Botting isn’t the uniquely linked to RMT. In many ways RMT is an indirect revenue factor for CCP, which has both gained and cost them. A complication did arise since CCP started boiling frogs in the sense of organised botting (as opposed to individual) started to develop a footprint in PLEX purchase patterns (volume). Sharp and wide decreases in bots would affect rate of purchase. To be honest, between the lines there is one of the reasons why CCP’s always been aptly slow in reacting to legitimate customers pulling stunts like sp farming, sp milking, organised offer / pack / specialty account initiatives like in pubbie groups, etc.
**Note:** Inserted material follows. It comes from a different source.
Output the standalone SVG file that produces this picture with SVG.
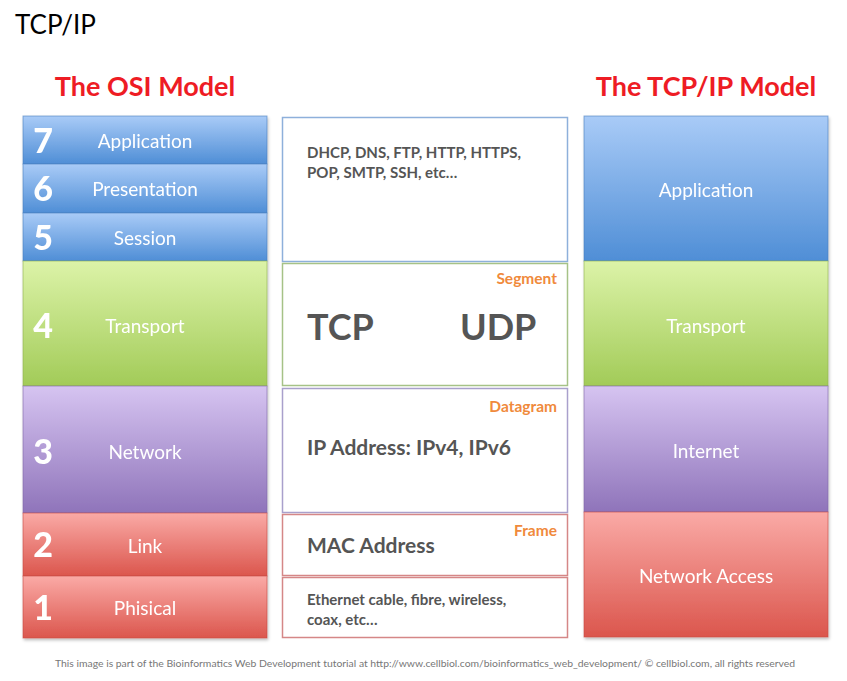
<svg xmlns="http://www.w3.org/2000/svg" width="847" height="681" viewBox="0 0 847 681">
<defs>
<linearGradient id="gBlue" x1="0" y1="0" x2="0" y2="1"><stop offset="0" stop-color="#a9cbf7"/><stop offset="1" stop-color="#4f8ed6"/></linearGradient>
<linearGradient id="gGreen" x1="0" y1="0" x2="0" y2="1"><stop offset="0" stop-color="#dcf3a8"/><stop offset="1" stop-color="#a2cb58"/></linearGradient>
<linearGradient id="gPurple" x1="0" y1="0" x2="0" y2="1"><stop offset="0" stop-color="#d6c4f1"/><stop offset="1" stop-color="#8f74ba"/></linearGradient>
<linearGradient id="gRed" x1="0" y1="0" x2="0" y2="1"><stop offset="0" stop-color="#faaaa6"/><stop offset="1" stop-color="#db564d"/></linearGradient>
<filter id="sh" x="-5%" y="-5%" width="110%" height="110%"><feDropShadow dx="1" dy="2" stdDeviation="1.5" flood-color="#000" flood-opacity="0.25"/></filter>
</defs>
<style>
text{font-family:Lato,"Open Sans","Liberation Sans",sans-serif}
.title{font-size:26px;fill:#000}
.head{font-size:27px;font-weight:bold;fill:#ee1c24;text-anchor:middle}
.num{font-size:34px;font-weight:900;fill:#fff;text-anchor:middle}
.lname{font-size:19px;fill:#fff;text-anchor:middle}
.mid{font-weight:bold;fill:#555}
.pdu{font-size:15.5px;font-weight:bold;fill:#f08a3c;text-anchor:end}
.foot{font-size:10.4px;fill:#777;text-anchor:middle}
.edge{stroke-width:1;stroke-opacity:0.6}
</style>
<rect width="847" height="681" fill="#fff"/>
<text class="title" x="15" y="34">TCP/IP</text>
<text class="head" x="145" y="96">The OSI Model</text>
<text class="head" x="706" y="96">The TCP/IP Model</text>

<g id="osi" filter="url(#sh)">
<g id="osi7"><rect x="23" y="116" width="244" height="48" fill="url(#gBlue)" stroke="#4a7fc0" class="edge"/><text class="num" x="43" y="153">7</text><text class="lname" x="145" y="148">Application</text></g>
<g id="osi6"><rect x="23" y="164" width="244" height="49" fill="url(#gBlue)" stroke="#4a7fc0" class="edge"/><text class="num" x="43" y="201">6</text><text class="lname" x="145" y="196">Presentation</text></g>
<g id="osi5"><rect x="23" y="213" width="244" height="48" fill="url(#gBlue)" stroke="#4a7fc0" class="edge"/><text class="num" x="43" y="250">5</text><text class="lname" x="145" y="245">Session</text></g>
<g id="osi4"><rect x="23" y="261" width="244" height="125" fill="url(#gGreen)" stroke="#8fb050" class="edge"/><text class="num" x="43" y="338">4</text><text class="lname" x="145" y="333">Transport</text></g>
<g id="osi3"><rect x="23" y="386" width="244" height="127" fill="url(#gPurple)" stroke="#8069a8" class="edge"/><text class="num" x="43" y="464">3</text><text class="lname" x="145" y="459">Network</text></g>
<g id="osi2"><rect x="23" y="513" width="244" height="63" fill="url(#gRed)" stroke="#c84a42" class="edge"/><text class="num" x="43" y="557">2</text><text class="lname" x="145" y="553">Link</text></g>
<g id="osi1"><rect x="23" y="576" width="244" height="62" fill="url(#gRed)" stroke="#c84a42" class="edge"/><text class="num" x="43" y="620">1</text><text class="lname" x="145" y="615">Phisical</text></g>
</g>

<g id="middle">
<g id="m-app"><rect x="282.5" y="117.5" width="285" height="144" fill="#fff" stroke="#8eb0db" stroke-width="1.5"/>
<text class="mid" font-size="15" x="307" y="158">DHCP, DNS, FTP, HTTP, HTTPS,</text>
<text class="mid" font-size="15" x="307" y="178">POP, SMTP, SSH, etc…</text></g>
<g id="m-tr"><rect x="282.5" y="263.5" width="285" height="122" fill="#fff" stroke="#a6c287" stroke-width="1.5"/>
<text class="pdu" x="557" y="284">Segment</text>
<text class="mid" font-size="36" x="307" y="340">TCP</text>
<text class="mid" font-size="36" x="460" y="340">UDP</text></g>
<g id="m-net"><rect x="282.5" y="388.5" width="285" height="124" fill="#fff" stroke="#a9a0cc" stroke-width="1.5"/>
<text class="pdu" x="557" y="412">Datagram</text>
<text class="mid" font-size="21" x="307" y="455">IP Address: IPv4, IPv6</text></g>
<g id="m-link"><rect x="282.5" y="514.5" width="285" height="61" fill="#fff" stroke="#d58787" stroke-width="1.5"/>
<text class="pdu" x="557" y="536">Frame</text>
<text class="mid" font-size="21" x="307" y="553">MAC Address</text></g>
<g id="m-phy"><rect x="282.5" y="577.5" width="285" height="60" fill="#fff" stroke="#d58787" stroke-width="1.5"/>
<text class="mid" font-size="15" x="307" y="605">Ethernet cable, fibre, wireless,</text>
<text class="mid" font-size="15" x="307" y="625">coax, etc…</text></g>
</g>

<g id="tcpip" filter="url(#sh)">
<g id="t-app"><rect x="584" y="116" width="244" height="145" fill="url(#gBlue)" stroke="#4a7fc0" class="edge"/><text class="lname" x="706" y="197">Application</text></g>
<g id="t-tr"><rect x="584" y="261" width="244" height="125" fill="url(#gGreen)" stroke="#8fb050" class="edge"/><text class="lname" x="706" y="333">Transport</text></g>
<g id="t-inet"><rect x="584" y="386" width="244" height="126" fill="url(#gPurple)" stroke="#8069a8" class="edge"/><text class="lname" x="706" y="458">Internet</text></g>
<g id="t-na"><rect x="584" y="512" width="244" height="125" fill="url(#gRed)" stroke="#c84a42" class="edge"/><text class="lname" x="706" y="583">Network Access</text></g>
</g>

<g id="connectors"/>

<text class="foot" x="425" y="667">This image is part of the Bioinformatics Web Development tutorial at  http://www.cellbiol.com/bioinformatics_web_development/  © cellbiol.com, all rights reserved</text>
</svg>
It creates an offset.
Ever since CCP began their first experiments with GTC’s and later PLEX (there was a time where GTC’s sold for isk was illegal) RMT also went through changes. CCP carries a high persistant cost in the relation between RMT / Account hacking. The kind of cost which is much more direct on the books, and thus one which carries more weight. Which is another part of the reasoning on why it is simpler for CCP to once every few months do a little PR dance and throw out a simple devblog on bot bans complete with “your country needs you” type of dual messaging focus, and why security / rmt carries far and far more weight.
CCP’s been publicly quiet on the ratio between bot/rmt and security/rmt for a few years now. Prior to the silence it was different, with security/rmt providing the biggest cost & inertia factors.
Not worth it in the sense of applying the business perspective on allocation of resources. It’s the opposite end of a similar coin of “invest X get return X+y” in a bigger picture of venture management priorities. There’s no evi behind this, it is a matter of working with what you have towards goals set by ongoing directives and the cycles of those.
Botting is a problem, but from a cost management perspective it is first and foremost a perception problem. Which also carries costs and cost potential, but there’s tools which can handle that unless the scale of the problem were indeed to permeate everything in such a manner that the issue would become tangible. Let’s be honest for a moment, within the style and form of venture management why spend more on deep investments when the return is at best marginal in the books and most of the time at best skirts the edges of cost/benefit of revenue cycles, when you can do marketing and contain the perception problem because your customers have demonstrated time and time again that they want to believe and that they want to wait.
It’s smart use of cognitive behaviour. Humans think they are rational, while they are not, but they are great at rationalising. The difference seems to escape most.
It’s the same with content cycles and low hanging fruit of fixes and iteration. CCP knows full well that the generational patterns of EVE’s demographics always carries a very strong push element from within the organised dynamic (people go deep, invest a lot, they will embrace and push each other to accept in order to not have to write off the - emotional and other - investment, it also carries a very strong pull element not unlike the classic psychological case of the too expensive vacuum cleaner, and customers tend to develop a bias / overcompensate element in their consumptive behaviour because they aren’t a person in game, but an entity which lacks visual affirmation of identity concepts of the real world. In other words: CCP’s metrics also demonstrate how rewarding it is to bank on minimum product viability because the customer accepts it continuously.
In truth, the only times CCP has ever had to make an about-face was when a perception problem became greater than their ability to use messaging and triggering to more or less manage the direction of focus of the perception problem. Each time such a case arose, it was a consequence of CCP’s own actions, but never inactions. It’s no surprise CCP’s venture level was more than fine with splintering community messaging and pulling the equivalent of rewriting history by analogy of multiple times swapping out community toolsets.
Anyhow, I honestly don’t see reasons for CCP to alter its priorities and decision making. While admittedly it’s changing the old emergent dynamic EVE into an ST:O EVE it is still a game which carries enough room for emergent behaviour within the guided behaviour boxes / niches to enable deep gameplay for customers. It’s just a case of managing change. Perception is key. CCP’s venture level is simply smarter about it than its customers.